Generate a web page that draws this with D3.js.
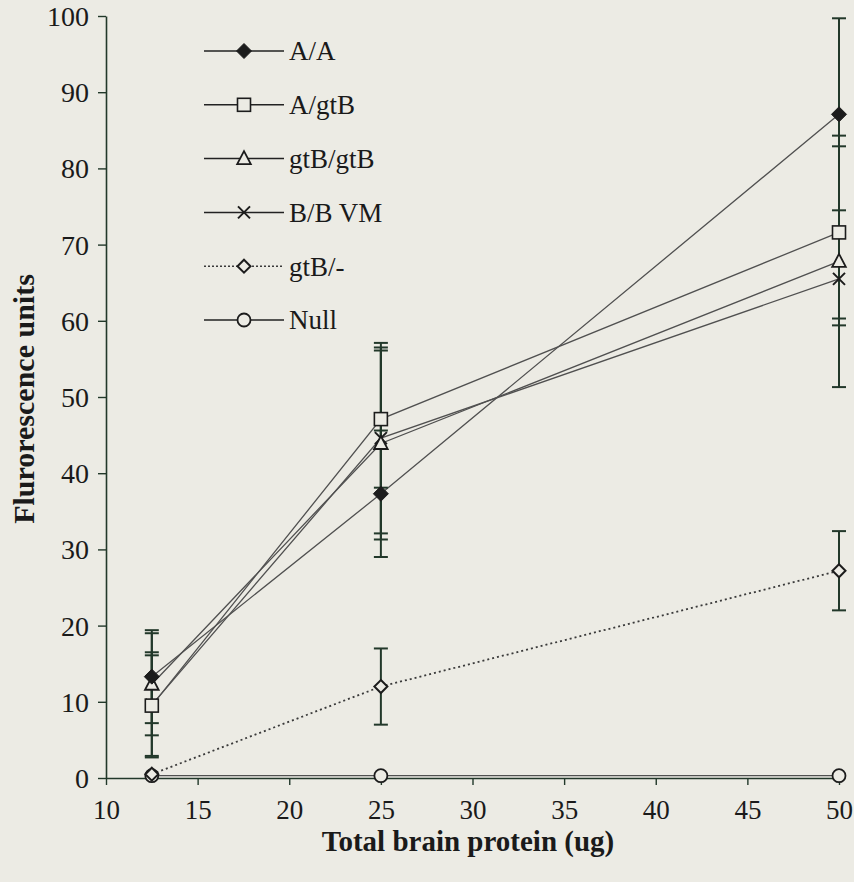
<!DOCTYPE html>
<html>
<head>
<meta charset="utf-8">
<script src="https://cdn.jsdelivr.net/npm/d3@7/dist/d3.min.js"></script>
<style>
  html, body { margin: 0; padding: 0; background: #ecebe4; }
  svg { display: block; }
  text { font-family: "Liberation Serif", "Times New Roman", serif; fill: #1a1a1a; }
</style>
</head>
<body>
<svg id="chart" width="854" height="882"></svg>
<script>
// Fluorescence vs. total brain protein, mean ± error per genotype
const proteinUg = [12.5, 25, 50];
const seriesNames = ["A/A", "A/gtB", "gtB/gtB", "B/B VM", "gtB/-", "Null"];
const aaMean      = [13.3, 37.3, 87.1];
const aaErr       = [6.1, 8.3, 12.6];
const agtbMean    = [9.5, 47.1, 71.6];
const agtbErr     = [6.6, 9.0, 11.3];
const gtbgtbMean  = [12.3, 43.9, 67.8];
const gtbgtbErr   = [6.7, 12.6, 16.5];
const bbvmMean    = [9.6, 44.6, 65.5];
const bbvmErr     = [6.9, 12.5, 6.1];
const gtbNullMean = [0.5, 12.0, 27.2];
const gtbNullErr  = [0, 5.0, 5.2];
const nullMean    = [0.3, 0.3, 0.3];
const nullErr     = [0, 0, 0];
const xTicks = [10, 15, 20, 25, 30, 35, 40, 45, 50];
const yTicks = [0, 10, 20, 30, 40, 50, 60, 70, 80, 90, 100];
const xTitle = "Total brain protein (ug)";
const yTitle = "Flurorescence units";

const series = [
  { name: seriesNames[0], mean: aaMean,      err: aaErr,      symbol: "diamondFilled", dashed: false },
  { name: seriesNames[1], mean: agtbMean,    err: agtbErr,    symbol: "square",        dashed: false },
  { name: seriesNames[2], mean: gtbgtbMean,  err: gtbgtbErr,  symbol: "triangle",      dashed: false },
  { name: seriesNames[3], mean: bbvmMean,    err: bbvmErr,    symbol: "cross",         dashed: false },
  { name: seriesNames[4], mean: gtbNullMean, err: gtbNullErr, symbol: "diamondOpen",   dashed: true  },
  { name: seriesNames[5], mean: nullMean,    err: nullErr,    symbol: "circle",        dashed: false }
];

const bg = "#ecebe4";
const axisColor = "#22382a";
const lineColor = "#505050";
const markColor = "#1c1c1c";

const svg = d3.select("#chart");
svg.append("rect").attr("width", 854).attr("height", 882).attr("fill", bg);

const x = d3.scaleLinear().domain([10, 50]).range([106, 839]);
const y = d3.scaleLinear().domain([0, 100]).range([778, 16]);

// Axes
const yAxis = d3.axisLeft(y).tickValues(yTicks).tickSize(8).tickSizeOuter(0).tickPadding(9);
const gy = svg.append("g").attr("transform", `translate(${x(10)},0)`).call(yAxis);
gy.select(".domain").attr("stroke", axisColor).attr("stroke-width", 1.6);
gy.selectAll(".tick line").attr("stroke", axisColor).attr("stroke-width", 1.4);
gy.selectAll(".tick text").attr("font-size", 28).attr("font-family", "Liberation Serif").attr("fill", "#1a1a1a").attr("dy", "0.34em");

const xAxis = d3.axisBottom(x).tickValues(xTicks).tickSize(7).tickSizeOuter(0).tickPadding(15);
const gx = svg.append("g").attr("transform", `translate(0,${y(0)})`).call(xAxis);
gx.select(".domain").attr("stroke", axisColor).attr("stroke-width", 1.6);
gx.selectAll(".tick line").attr("stroke", axisColor).attr("stroke-width", 1.4);
gx.selectAll(".tick text").attr("font-size", 27).attr("font-family", "Liberation Serif").attr("fill", "#1a1a1a").attr("dy", "0.72em");

svg.append("text")
  .attr("x", 468).attr("y", 851)
  .attr("text-anchor", "middle")
  .attr("font-size", 29).attr("font-weight", "bold")
  .text(xTitle);

svg.append("text")
  .attr("transform", `translate(34,${y(50) + 2}) rotate(-90)`)
  .attr("text-anchor", "middle")
  .attr("font-size", 30).attr("font-weight", "bold")
  .text(yTitle);

// Marker shapes
function drawMarker(g, type, cx, cy) {
  const s = g.append("g").attr("transform", `translate(${cx},${cy})`);
  if (type === "diamondFilled") {
    s.append("path").attr("d", "M0,-7.5L7.5,0L0,7.5L-7.5,0Z").attr("fill", markColor).attr("stroke", markColor).attr("stroke-width", 1);
  } else if (type === "diamondOpen") {
    s.append("path").attr("d", "M0,-6.5L6.5,0L0,6.5L-6.5,0Z").attr("fill", bg).attr("stroke", markColor).attr("stroke-width", 2);
  } else if (type === "square") {
    s.append("rect").attr("x", -6.5).attr("y", -6.5).attr("width", 13).attr("height", 13).attr("fill", bg).attr("stroke", markColor).attr("stroke-width", 1.6);
  } else if (type === "triangle") {
    s.append("path").attr("d", "M0,-7.5L6.8,5.5L-6.8,5.5Z").attr("fill", bg).attr("stroke", markColor).attr("stroke-width", 1.8);
  } else if (type === "cross") {
    s.append("path").attr("d", "M-6,-6L6,6M6,-6L-6,6").attr("fill", "none").attr("stroke", markColor).attr("stroke-width", 2);
  } else if (type === "circle") {
    s.append("circle").attr("r", 6.5).attr("fill", bg).attr("stroke", markColor).attr("stroke-width", 1.8);
  }
}

const line = d3.line().x(d => x(d.x)).y(d => y(d.y));

// Connecting lines
const linesG = svg.append("g");
series.forEach(s => {
  const pts = proteinUg.map((p, i) => ({ x: p, y: s.mean[i] }));
  linesG.append("path")
    .attr("d", line(pts))
    .attr("fill", "none")
    .attr("stroke", s.dashed ? "#3a3a3a" : lineColor)
    .attr("stroke-width", s.dashed ? 1.8 : 1.3)
    .attr("stroke-dasharray", s.dashed ? "2,3" : null);
});

// Error bars
const errG = svg.append("g");
const capHalf = 7;
series.forEach(s => {
  proteinUg.forEach((p, i) => {
    const e = s.err[i];
    if (!e) return;
    const cx = x(p), top = y(s.mean[i] + e), bot = y(s.mean[i] - e);
    errG.append("line").attr("x1", cx).attr("x2", cx).attr("y1", top).attr("y2", bot)
      .attr("stroke", axisColor).attr("stroke-width", 2);
    [top, bot].forEach(yy => {
      errG.append("line").attr("x1", cx - capHalf).attr("x2", cx + capHalf).attr("y1", yy).attr("y2", yy)
        .attr("stroke", axisColor).attr("stroke-width", 2);
    });
  });
});

// Markers
const markG = svg.append("g");
series.slice().reverse().forEach(s => {
  proteinUg.forEach((p, i) => drawMarker(markG, s.symbol, x(p), y(s.mean[i])));
});

// Legend
const legendY = d3.scaleLinear().domain([0, 5]).range([51, 320]);
const legG = svg.append("g");
series.forEach((s, i) => {
  const ly = legendY(i);
  legG.append("line").attr("x1", 204).attr("x2", 284).attr("y1", ly).attr("y2", ly)
    .attr("stroke", s.dashed ? "#3a3a3a" : "#222")
    .attr("stroke-width", 1.5)
    .attr("stroke-dasharray", s.dashed ? "2,2" : null);
  drawMarker(legG, s.symbol, 244, ly);
  legG.append("text").attr("x", 289).attr("y", ly).attr("dy", "0.35em")
    .attr("font-size", 27).text(s.name);
});
</script>
</body>
</html>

··········

Please set down each line of the data above exactly as written, without the pictures.

* OUTPUT
Generate a web page that draws this with D3.js.
<!DOCTYPE html>
<html>
<head>
<meta charset="utf-8">
<script src="https://cdn.jsdelivr.net/npm/d3@7/dist/d3.min.js"></script>
<style>
  html, body { margin: 0; padding: 0; background: #ecebe4; }
  svg { display: block; }
  text { font-family: "Liberation Serif", "Times New Roman", serif; fill: #1a1a1a; }
</style>
</head>
<body>
<svg id="chart" width="854" height="882"></svg>
<script>
// Fluorescence vs. total brain protein, mean ± error per genotype
const proteinUg = [12.5, 25, 50];
const seriesNames = ["A/A", "A/gtB", "gtB/gtB", "B/B VM", "gtB/-", "Null"];
const aaMean      = [13.3, 37.3, 87.1];
const aaErr       = [6.1, 8.3, 12.6];
const agtbMean    = [9.5, 47.1, 71.6];
const agtbErr     = [6.6, 9.0, 11.3];
const gtbgtbMean  = [12.3, 43.9, 67.8];
const gtbgtbErr   = [6.7, 12.6, 16.5];
const bbvmMean    = [9.6, 44.6, 65.5];
const bbvmErr     = [6.9, 12.5, 6.1];
const gtbNullMean = [0.5, 12.0, 27.2];
const gtbNullErr  = [0, 5.0, 5.2];
const nullMean    = [0.3, 0.3, 0.3];
const nullErr     = [0, 0, 0];
const xTicks = [10, 15, 20, 25, 30, 35, 40, 45, 50];
const yTicks = [0, 10, 20, 30, 40, 50, 60, 70, 80, 90, 100];
const xTitle = "Total brain protein (ug)";
const yTitle = "Flurorescence units";

const series = [
  { name: seriesNames[0], mean: aaMean,      err: aaErr,      symbol: "diamondFilled", dashed: false },
  { name: seriesNames[1], mean: agtbMean,    err: agtbErr,    symbol: "square",        dashed: false },
  { name: seriesNames[2], mean: gtbgtbMean,  err: gtbgtbErr,  symbol: "triangle",      dashed: false },
  { name: seriesNames[3], mean: bbvmMean,    err: bbvmErr,    symbol: "cross",         dashed: false },
  { name: seriesNames[4], mean: gtbNullMean, err: gtbNullErr, symbol: "diamondOpen",   dashed: true  },
  { name: seriesNames[5], mean: nullMean,    err: nullErr,    symbol: "circle",        dashed: false }
];

const bg = "#ecebe4";
const axisColor = "#22382a";
const lineColor = "#505050";
const markColor = "#1c1c1c";

const svg = d3.select("#chart");
svg.append("rect").attr("width", 854).attr("height", 882).attr("fill", bg);

const x = d3.scaleLinear().domain([10, 50]).range([106, 839]);
const y = d3.scaleLinear().domain([0, 100]).range([778, 16]);

// Axes
const yAxis = d3.axisLeft(y).tickValues(yTicks).tickSize(8).tickSizeOuter(0).tickPadding(9);
const gy = svg.append("g").attr("transform", `translate(${x(10)},0)`).call(yAxis);
gy.select(".domain").attr("stroke", axisColor).attr("stroke-width", 1.6);
gy.selectAll(".tick line").attr("stroke", axisColor).attr("stroke-width", 1.4);
gy.selectAll(".tick text").attr("font-size", 28).attr("font-family", "Liberation Serif").attr("fill", "#1a1a1a").attr("dy", "0.34em");

const xAxis = d3.axisBottom(x).tickValues(xTicks).tickSize(7).tickSizeOuter(0).tickPadding(15);
const gx = svg.append("g").attr("transform", `translate(0,${y(0)})`).call(xAxis);
gx.select(".domain").attr("stroke", axisColor).attr("stroke-width", 1.6);
gx.selectAll(".tick line").attr("stroke", axisColor).attr("stroke-width", 1.4);
gx.selectAll(".tick text").attr("font-size", 27).attr("font-family", "Liberation Serif").attr("fill", "#1a1a1a").attr("dy", "0.72em");

svg.append("text")
  .attr("x", 468).attr("y", 851)
  .attr("text-anchor", "middle")
  .attr("font-size", 29).attr("font-weight", "bold")
  .text(xTitle);

svg.append("text")
  .attr("transform", `translate(34,${y(50) + 2}) rotate(-90)`)
  .attr("text-anchor", "middle")
  .attr("font-size", 30).attr("font-weight", "bold")
  .text(yTitle);

// Marker shapes
function drawMarker(g, type, cx, cy) {
  const s = g.append("g").attr("transform", `translate(${cx},${cy})`);
  if (type === "diamondFilled") {
    s.append("path").attr("d", "M0,-7.5L7.5,0L0,7.5L-7.5,0Z").attr("fill", markColor).attr("stroke", markColor).attr("stroke-width", 1);
  } else if (type === "diamondOpen") {
    s.append("path").attr("d", "M0,-6.5L6.5,0L0,6.5L-6.5,0Z").attr("fill", bg).attr("stroke", markColor).attr("stroke-width", 2);
  } else if (type === "square") {
    s.append("rect").attr("x", -6.5).attr("y", -6.5).attr("width", 13).attr("height", 13).attr("fill", bg).attr("stroke", markColor).attr("stroke-width", 1.6);
  } else if (type === "triangle") {
    s.append("path").attr("d", "M0,-7.5L6.8,5.5L-6.8,5.5Z").attr("fill", bg).attr("stroke", markColor).attr("stroke-width", 1.8);
  } else if (type === "cross") {
    s.append("path").attr("d", "M-6,-6L6,6M6,-6L-6,6").attr("fill", "none").attr("stroke", markColor).attr("stroke-width", 2);
  } else if (type === "circle") {
    s.append("circle").attr("r", 6.5).attr("fill", bg).attr("stroke", markColor).attr("stroke-width", 1.8);
  }
}

const line = d3.line().x(d => x(d.x)).y(d => y(d.y));

// Connecting lines
const linesG = svg.append("g");
series.forEach(s => {
  const pts = proteinUg.map((p, i) => ({ x: p, y: s.mean[i] }));
  linesG.append("path")
    .attr("d", line(pts))
    .attr("fill", "none")
    .attr("stroke", s.dashed ? "#3a3a3a" : lineColor)
    .attr("stroke-width", s.dashed ? 1.8 : 1.3)
    .attr("stroke-dasharray", s.dashed ? "2,3" : null);
});

// Error bars
const errG = svg.append("g");
const capHalf = 7;
series.forEach(s => {
  proteinUg.forEach((p, i) => {
    const e = s.err[i];
    if (!e) return;
    const cx = x(p), top = y(s.mean[i] + e), bot = y(s.mean[i] - e);
    errG.append("line").attr("x1", cx).attr("x2", cx).attr("y1", top).attr("y2", bot)
      .attr("stroke", axisColor).attr("stroke-width", 2);
    [top, bot].forEach(yy => {
      errG.append("line").attr("x1", cx - capHalf).attr("x2", cx + capHalf).attr("y1", yy).attr("y2", yy)
        .attr("stroke", axisColor).attr("stroke-width", 2);
    });
  });
});

// Markers
const markG = svg.append("g");
series.slice().reverse().forEach(s => {
  proteinUg.forEach((p, i) => drawMarker(markG, s.symbol, x(p), y(s.mean[i])));
});

// Legend
const legendY = d3.scaleLinear().domain([0, 5]).range([51, 320]);
const legG = svg.append("g");
series.forEach((s, i) => {
  const ly = legendY(i);
  legG.append("line").attr("x1", 204).attr("x2", 284).attr("y1", ly).attr("y2", ly)
    .attr("stroke", s.dashed ? "#3a3a3a" : "#222")
    .attr("stroke-width", 1.5)
    .attr("stroke-dasharray", s.dashed ? "2,2" : null);
  drawMarker(legG, s.symbol, 244, ly);
  legG.append("text").attr("x", 289).attr("y", ly).attr("dy", "0.35em")
    .attr("font-size", 27).text(s.name);
});
</script>
</body>
</html>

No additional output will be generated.